Source: World Bank. "Expanding Electricity Access to Remote Areas: Off-Grid Rural Electrification in Developing Countries" in World Power 2000
World Bank suggests hybrid systems to maximize the utility of off-grid Systems
For a small village, the World Bank proposes using a hybrid renewable-diesel system. This is because pure solar electricity systems can take more than twenty years, depending on technology and location, to become more economical than a diesel generator. Furthermore, it was proven in a separate research study that in countries where solar irradiance is 3-6kWh/sq. meter, a hybrid solar photovoltaic-diesel-battery system makes the most sense. This is because solar photovoltaics and diesel have complementary characteristics, and adding PV production to a diesel generator will lessen the load of the generator: 27% less fuel is used and 24% less carbon dioxide is emitted.
The figure below shows that as more PV is generated, the operation time of the diesel engine and any additional diesel engines is reduced. In addition, since the amount of electricity installed in the minigrid depends on consumption rates, and the rates of consumption will probably go up with electricity availability, it is easy and inexpensive to increase capacity with a renewable-diesel hybrid system.
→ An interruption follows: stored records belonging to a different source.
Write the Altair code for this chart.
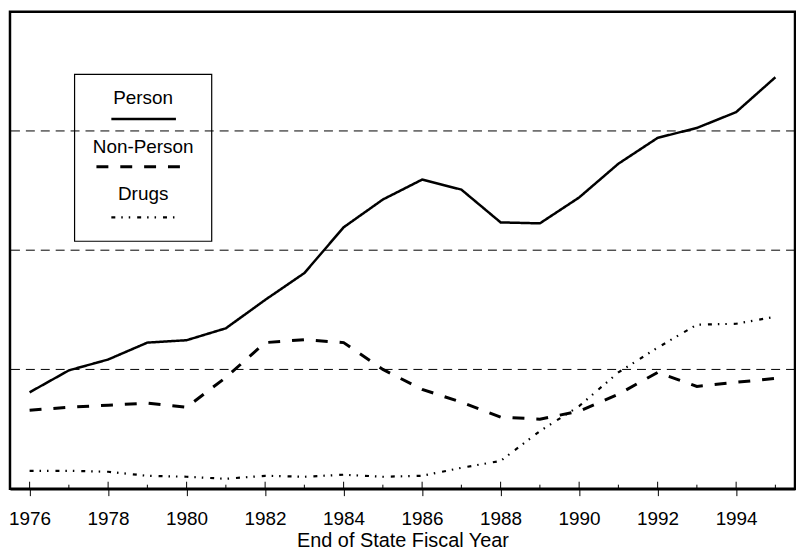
import altair as alt
import pandas as pd

years = list(range(1976, 1996))
person = [808, 992, 1083, 1225, 1245, 1345, 1583, 1808, 2192, 2425, 2592, 2508, 2233, 2225, 2442, 2725, 2942, 3025, 3158, 3450]
non_person = [658, 683, 700, 717, 683, 933, 1225, 1250, 1225, 1000, 833, 725, 600, 583, 650, 792, 975, 858, 892, 925]
drugs = [150, 150, 142, 108, 100, 83, 108, 100, 117, 100, 108, 175, 233, 483, 692, 975, 1183, 1375, 1383, 1442]

series_names = ["Person", "Non-Person", "Drugs"]
dashes = [[1, 0], [12, 12], [4, 6, 1.5, 6, 1.5, 7]]
widths = [2.5, 3, 2.2]
gridlines = [1000, 2000, 3000]
x_labels = list(range(1976, 1995, 2))

FONT = "Liberation Sans"

rows = []
for name, vals in zip(series_names, [person, non_person, drugs]):
    for y, v in zip(years, vals):
        rows.append({"year": y, "value": v, "series": name})
df = pd.DataFrame(rows)

xscale = alt.Scale(domain=[1975.5, 1995.5], nice=False, zero=False)
yscale = alt.Scale(domain=[0, 4000], nice=False)

xaxis = alt.Axis(values=x_labels, format="d", title="End of State Fiscal Year",
                 grid=False, domainColor="black", domainWidth=2.5,
                 tickColor="black", tickSize=7, tickWidth=1,
                 labelFont=FONT, labelFontSize=19, labelColor="black", labelPadding=14,
                 titleFont=FONT, titleFontSize=20, titleFontWeight="normal",
                 titleColor="black", titlePadding=2)

grid = alt.Chart(pd.DataFrame({"g": gridlines})).mark_rule(
    color="black", strokeWidth=1, strokeDash=[9, 6]
).encode(y=alt.Y("g:Q", scale=yscale, axis=None))

minor = alt.Chart(pd.DataFrame({"yr": list(range(1977, 1996, 2))})).mark_rule(
    color="black", strokeWidth=1
).encode(x=alt.X("yr:Q", scale=xscale, axis=xaxis), y=alt.value(480), y2=alt.value(476))

major_up = alt.Chart(pd.DataFrame({"yr": x_labels})).mark_rule(
    color="black", strokeWidth=1
).encode(x=alt.X("yr:Q", scale=xscale, axis=xaxis), y=alt.value(480), y2=alt.value(473))

layers = [grid, minor, major_up]
for name, d, w in zip(series_names, dashes, widths):
    layers.append(
        alt.Chart(df[df.series == name]).mark_line(
            color="black", strokeWidth=w, strokeDash=d
        ).encode(
            x=alt.X("year:Q", scale=xscale, axis=xaxis),
            y=alt.Y("value:Q", scale=yscale, axis=None),
        )
    )

# legend box
box = alt.Chart(pd.DataFrame({"a": [0]})).mark_rect(
    fill=None, stroke="black", strokeWidth=1.2
).encode(x=alt.value(65), x2=alt.value(203), y=alt.value(63), y2=alt.value(231))
layers.append(box)

leg_text_y = [87, 136, 183]
leg_line = [(102, 167, 108), (87, 174, 156), (102, 167, 207)]
for name, ty, (lx1, lx2, ly), d, w in zip(series_names, leg_text_y, leg_line, dashes, widths):
    layers.append(
        alt.Chart(pd.DataFrame({"t": [name]})).mark_text(
            font=FONT, fontSize=19, color="black", align="center", baseline="middle"
        ).encode(text="t:N", x=alt.value(134), y=alt.value(ty))
    )
    layers.append(
        alt.Chart(pd.DataFrame({"a": [0]})).mark_rule(
            color="black", strokeWidth=w, strokeDash=d
        ).encode(x=alt.value(lx1), x2=alt.value(lx2), y=alt.value(ly))
    )

chart = alt.layer(*layers).properties(
    width=790, height=480,
    padding={"left": 0, "right": 0, "top": 2, "bottom": 0},
    background="white",
).configure_view(stroke="black", strokeWidth=2.5)

chart.save("out.html", embed_options={"renderer": "svg", "actions": False})
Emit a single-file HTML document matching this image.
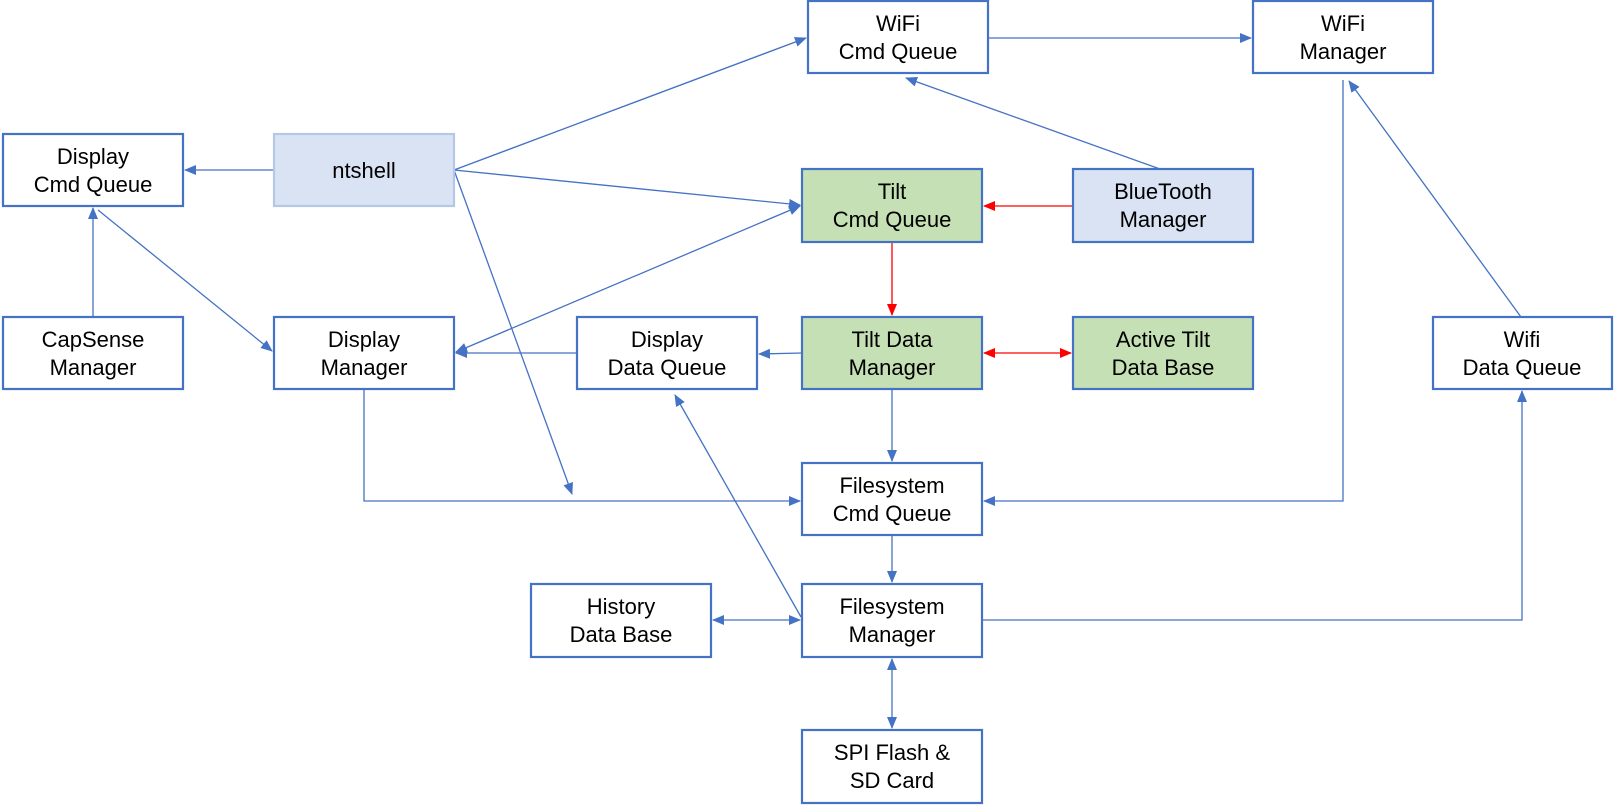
<!DOCTYPE html>
<html><head><meta charset="utf-8"><style>
html,body{margin:0;padding:0;background:#fff;}
svg{display:block;}
text{font-family:"Liberation Sans",Arial,sans-serif;font-size:22px;fill:#000;text-anchor:middle;}
</style></head><body>
<svg width="1614" height="810" viewBox="0 0 1614 810" xmlns="http://www.w3.org/2000/svg">
<defs>
<marker id="b" viewBox="0 0 12 10" refX="11" refY="5" markerWidth="12" markerHeight="10" orient="auto-start-reverse" markerUnits="userSpaceOnUse"><path d="M0,0 L12,5 L0,10 z" fill="#4472c4"/></marker>
<marker id="r" viewBox="0 0 12 10" refX="11" refY="5" markerWidth="12" markerHeight="10" orient="auto-start-reverse" markerUnits="userSpaceOnUse"><path d="M0,0 L12,5 L0,10 z" fill="#ff0000"/></marker>
</defs>
<g stroke="#4472c4" stroke-width="1.3" fill="none">
<line x1="274" y1="170" x2="185" y2="170" marker-end="url(#b)"/>
<line x1="454" y1="170" x2="806" y2="38" marker-end="url(#b)"/>
<line x1="454" y1="170" x2="800" y2="205" marker-end="url(#b)"/>
<line x1="454" y1="170" x2="572" y2="494" marker-end="url(#b)"/>
<line x1="988" y1="38" x2="1251" y2="38" marker-end="url(#b)"/>
<line x1="1160" y1="169" x2="906" y2="78" marker-end="url(#b)"/>
<line x1="802" y1="353" x2="759" y2="354" marker-end="url(#b)"/>
<line x1="577" y1="353" x2="456" y2="353" marker-end="url(#b)"/>
<line x1="800" y1="206" x2="456" y2="352" marker-start="url(#b)" marker-end="url(#b)"/>
<line x1="93" y1="317" x2="93" y2="208" marker-end="url(#b)"/>
<line x1="98" y1="210" x2="272" y2="351" marker-end="url(#b)"/>
<polyline points="364,389 364,501 800,501" marker-end="url(#b)"/>
<line x1="892" y1="389" x2="892" y2="461" marker-end="url(#b)"/>
<polyline points="1343,80 1343,501 984,501" marker-end="url(#b)"/>
<line x1="1521" y1="317" x2="1349" y2="81" marker-end="url(#b)"/>
<line x1="892" y1="535" x2="892" y2="582" marker-end="url(#b)"/>
<line x1="713" y1="620" x2="800" y2="620" marker-start="url(#b)" marker-end="url(#b)"/>
<line x1="801" y1="617" x2="675" y2="395" marker-end="url(#b)"/>
<polyline points="982,620 1522,620 1522,391" marker-end="url(#b)"/>
<line x1="892" y1="659" x2="892" y2="728" marker-start="url(#b)" marker-end="url(#b)"/>
</g>
<g stroke="#ff0000" stroke-width="1.3" fill="none">
<line x1="1073" y1="206" x2="984" y2="206" marker-end="url(#r)"/>
<line x1="892" y1="242" x2="892" y2="315" marker-end="url(#r)"/>
<line x1="984" y1="353" x2="1071" y2="353" marker-start="url(#r)" marker-end="url(#r)"/>
</g>
<g stroke="#4472c4" stroke-width="2.2" fill="#fff">
<rect x="808" y="1" width="180" height="72"/>
<rect x="1253" y="1" width="180" height="72"/>
<rect x="3" y="134" width="180" height="72"/>
<rect x="274" y="134" width="180" height="72" fill="#dae3f3" stroke="#b4c7e7"/>
<rect x="802" y="169" width="180" height="73" fill="#c5e0b4"/>
<rect x="1073" y="169" width="180" height="73" fill="#dae3f3"/>
<rect x="3" y="317" width="180" height="72"/>
<rect x="274" y="317" width="180" height="72"/>
<rect x="577" y="317" width="180" height="72"/>
<rect x="802" y="317" width="180" height="72" fill="#c5e0b4"/>
<rect x="1073" y="317" width="180" height="72" fill="#c5e0b4"/>
<rect x="1433" y="317" width="179" height="72"/>
<rect x="802" y="463" width="180" height="72"/>
<rect x="531" y="584" width="180" height="73"/>
<rect x="802" y="584" width="180" height="73"/>
<rect x="802" y="730" width="180" height="73"/>
</g>
<text x="898" y="31">WiFi</text><text x="898" y="59">Cmd Queue</text>
<text x="1343" y="31">WiFi</text><text x="1343" y="59">Manager</text>
<text x="93" y="164">Display</text><text x="93" y="192">Cmd Queue</text>
<text x="364" y="178">ntshell</text>
<text x="892" y="199">Tilt</text><text x="892" y="227">Cmd Queue</text>
<text x="1163" y="199">BlueTooth</text><text x="1163" y="227">Manager</text>
<text x="93" y="347">CapSense</text><text x="93" y="375">Manager</text>
<text x="364" y="347">Display</text><text x="364" y="375">Manager</text>
<text x="667" y="347">Display</text><text x="667" y="375">Data Queue</text>
<text x="892" y="347">Tilt Data</text><text x="892" y="375">Manager</text>
<text x="1163" y="347">Active Tilt</text><text x="1163" y="375">Data Base</text>
<text x="1522" y="347">Wifi</text><text x="1522" y="375">Data Queue</text>
<text x="892" y="493">Filesystem</text><text x="892" y="521">Cmd Queue</text>
<text x="621" y="614">History</text><text x="621" y="642">Data Base</text>
<text x="892" y="614">Filesystem</text><text x="892" y="642">Manager</text>
<text x="892" y="760">SPI Flash &amp;</text><text x="892" y="788">SD Card</text>
</svg>
</body></html>
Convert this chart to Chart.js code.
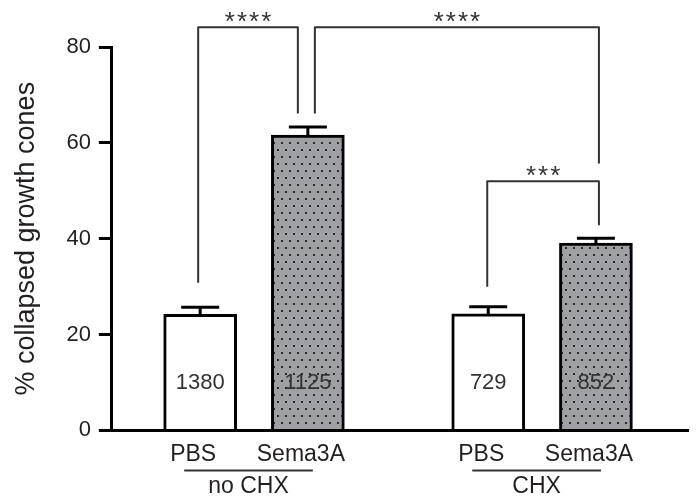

Source: Shaahid, S.M. and I. El-Amin. "Techno-economic evaluation of off-grid hybrid photovoltaic-diesel-battery power systems for rural electrification in Saudi Arabia-A way forward for sustainable development". Renewable & Sustainable Energy Reviews 13 (2009) 625-633.
By providing electricity to rural areas we can improve the quality of life and produce profound developmental effects. In 2012, 1.6 billion people live without any access to electricity. By combining technologies, such as photovoltaic panels and diesel engines, in microgrids we can start to decrease that number.